[Aim]:
Find every line with the word "this". Copy those lines.

[Items]:
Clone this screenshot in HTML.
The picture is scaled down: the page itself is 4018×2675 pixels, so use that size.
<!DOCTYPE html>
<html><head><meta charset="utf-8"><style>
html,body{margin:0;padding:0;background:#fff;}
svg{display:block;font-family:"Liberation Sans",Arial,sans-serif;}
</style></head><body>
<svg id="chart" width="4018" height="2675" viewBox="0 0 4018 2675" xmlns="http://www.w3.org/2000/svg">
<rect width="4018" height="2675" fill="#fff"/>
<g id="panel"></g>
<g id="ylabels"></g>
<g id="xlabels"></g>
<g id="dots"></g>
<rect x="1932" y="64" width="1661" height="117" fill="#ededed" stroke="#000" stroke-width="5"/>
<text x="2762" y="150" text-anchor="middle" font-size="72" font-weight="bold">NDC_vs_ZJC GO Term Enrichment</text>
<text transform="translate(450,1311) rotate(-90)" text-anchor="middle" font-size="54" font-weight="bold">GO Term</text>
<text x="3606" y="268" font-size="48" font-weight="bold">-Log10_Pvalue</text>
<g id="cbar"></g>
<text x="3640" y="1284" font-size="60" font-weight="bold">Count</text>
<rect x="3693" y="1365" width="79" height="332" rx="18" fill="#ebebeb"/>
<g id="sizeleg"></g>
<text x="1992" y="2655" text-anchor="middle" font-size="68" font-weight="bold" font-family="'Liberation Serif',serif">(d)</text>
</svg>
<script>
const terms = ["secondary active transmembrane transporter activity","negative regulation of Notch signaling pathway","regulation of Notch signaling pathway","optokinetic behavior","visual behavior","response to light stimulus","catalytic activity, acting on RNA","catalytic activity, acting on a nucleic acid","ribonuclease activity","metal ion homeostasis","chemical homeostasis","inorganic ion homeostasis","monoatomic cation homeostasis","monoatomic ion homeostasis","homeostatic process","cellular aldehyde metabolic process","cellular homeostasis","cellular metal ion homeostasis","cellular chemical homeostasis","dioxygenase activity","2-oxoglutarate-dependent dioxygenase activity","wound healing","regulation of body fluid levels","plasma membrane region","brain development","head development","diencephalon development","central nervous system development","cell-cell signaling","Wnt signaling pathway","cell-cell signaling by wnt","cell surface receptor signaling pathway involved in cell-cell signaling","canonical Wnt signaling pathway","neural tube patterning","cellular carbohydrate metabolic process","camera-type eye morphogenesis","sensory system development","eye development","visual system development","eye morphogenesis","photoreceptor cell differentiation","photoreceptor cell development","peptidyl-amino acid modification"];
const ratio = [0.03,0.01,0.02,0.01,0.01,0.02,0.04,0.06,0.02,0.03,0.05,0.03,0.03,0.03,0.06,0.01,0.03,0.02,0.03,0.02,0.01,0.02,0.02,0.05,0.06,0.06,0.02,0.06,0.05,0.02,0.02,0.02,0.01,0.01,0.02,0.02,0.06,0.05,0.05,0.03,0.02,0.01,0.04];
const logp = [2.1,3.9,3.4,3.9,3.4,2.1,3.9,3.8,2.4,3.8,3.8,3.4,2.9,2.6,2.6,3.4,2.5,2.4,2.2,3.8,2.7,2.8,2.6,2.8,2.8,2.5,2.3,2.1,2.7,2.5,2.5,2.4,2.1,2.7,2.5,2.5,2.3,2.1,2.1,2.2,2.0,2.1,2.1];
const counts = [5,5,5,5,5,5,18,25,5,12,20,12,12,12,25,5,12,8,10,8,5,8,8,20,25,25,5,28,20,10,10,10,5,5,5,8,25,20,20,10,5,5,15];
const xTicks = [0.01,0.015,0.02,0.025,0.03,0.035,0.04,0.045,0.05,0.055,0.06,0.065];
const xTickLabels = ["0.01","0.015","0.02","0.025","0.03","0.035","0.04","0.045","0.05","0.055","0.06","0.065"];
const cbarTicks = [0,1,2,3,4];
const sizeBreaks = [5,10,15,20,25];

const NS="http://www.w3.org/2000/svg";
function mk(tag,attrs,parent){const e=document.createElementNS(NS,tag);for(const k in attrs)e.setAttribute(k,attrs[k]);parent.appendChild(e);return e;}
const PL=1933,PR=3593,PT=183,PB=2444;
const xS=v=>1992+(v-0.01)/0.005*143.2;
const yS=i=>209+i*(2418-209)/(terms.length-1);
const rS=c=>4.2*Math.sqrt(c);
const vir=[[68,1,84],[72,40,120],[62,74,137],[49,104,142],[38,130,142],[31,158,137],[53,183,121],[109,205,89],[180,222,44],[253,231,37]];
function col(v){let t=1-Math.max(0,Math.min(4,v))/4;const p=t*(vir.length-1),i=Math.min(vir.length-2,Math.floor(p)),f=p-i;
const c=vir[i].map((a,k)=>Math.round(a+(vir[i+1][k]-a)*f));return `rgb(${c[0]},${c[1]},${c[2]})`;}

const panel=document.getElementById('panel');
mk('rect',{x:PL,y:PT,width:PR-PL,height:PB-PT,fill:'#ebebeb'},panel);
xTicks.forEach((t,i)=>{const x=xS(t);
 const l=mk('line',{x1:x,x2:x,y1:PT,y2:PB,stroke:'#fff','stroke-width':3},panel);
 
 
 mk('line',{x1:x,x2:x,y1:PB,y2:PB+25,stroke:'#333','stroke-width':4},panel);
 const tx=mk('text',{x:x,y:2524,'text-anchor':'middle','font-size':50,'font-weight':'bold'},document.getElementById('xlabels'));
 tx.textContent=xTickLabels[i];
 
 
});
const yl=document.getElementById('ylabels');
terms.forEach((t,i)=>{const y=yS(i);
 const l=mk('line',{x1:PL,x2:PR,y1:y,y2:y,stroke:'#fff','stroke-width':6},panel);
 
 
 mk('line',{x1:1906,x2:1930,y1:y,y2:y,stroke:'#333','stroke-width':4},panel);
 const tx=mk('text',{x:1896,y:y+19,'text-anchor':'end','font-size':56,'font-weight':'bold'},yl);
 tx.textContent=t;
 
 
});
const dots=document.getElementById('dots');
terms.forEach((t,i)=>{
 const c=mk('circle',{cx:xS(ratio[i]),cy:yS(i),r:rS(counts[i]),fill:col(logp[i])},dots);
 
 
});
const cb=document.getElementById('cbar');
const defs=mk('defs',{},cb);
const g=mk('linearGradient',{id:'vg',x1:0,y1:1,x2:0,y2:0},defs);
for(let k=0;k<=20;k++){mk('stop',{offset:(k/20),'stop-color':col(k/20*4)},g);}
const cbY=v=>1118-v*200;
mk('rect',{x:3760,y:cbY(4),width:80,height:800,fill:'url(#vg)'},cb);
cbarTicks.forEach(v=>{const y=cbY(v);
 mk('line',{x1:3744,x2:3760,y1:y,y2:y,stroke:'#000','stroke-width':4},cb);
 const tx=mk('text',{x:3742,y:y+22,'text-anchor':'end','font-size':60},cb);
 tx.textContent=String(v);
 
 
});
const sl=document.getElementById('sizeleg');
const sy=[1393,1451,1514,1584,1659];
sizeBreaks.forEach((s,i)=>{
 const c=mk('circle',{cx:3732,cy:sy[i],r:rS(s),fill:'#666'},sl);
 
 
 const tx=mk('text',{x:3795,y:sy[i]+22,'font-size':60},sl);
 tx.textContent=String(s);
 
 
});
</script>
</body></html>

* * *

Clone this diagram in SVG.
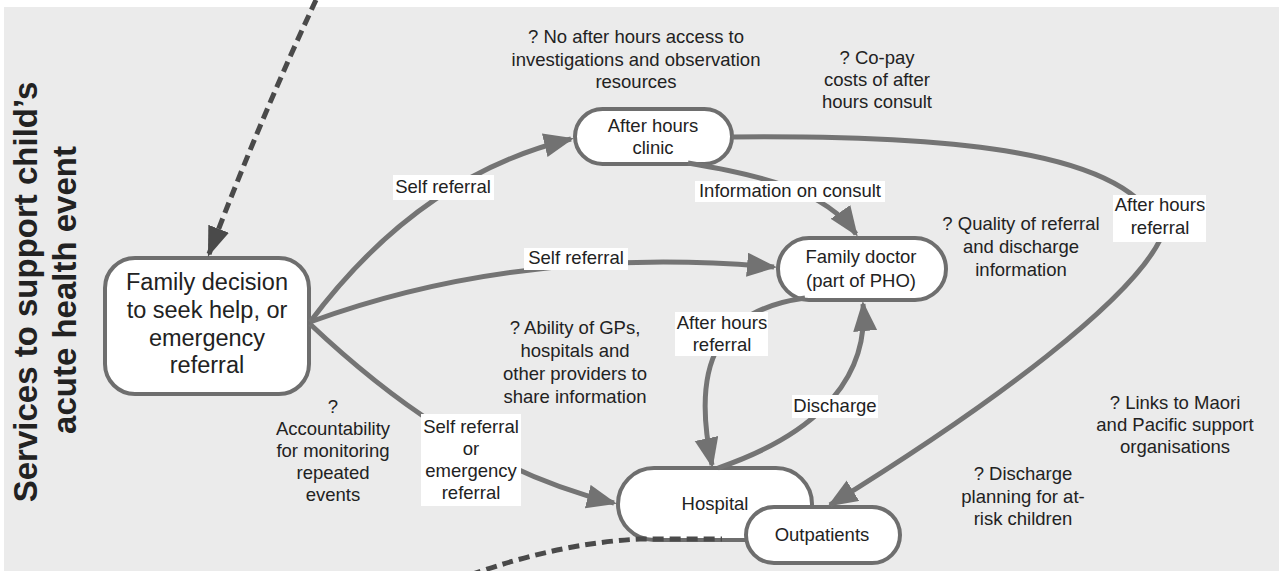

[Exercise answer]:
Clone this screenshot in HTML.
Clone this diagram in SVG.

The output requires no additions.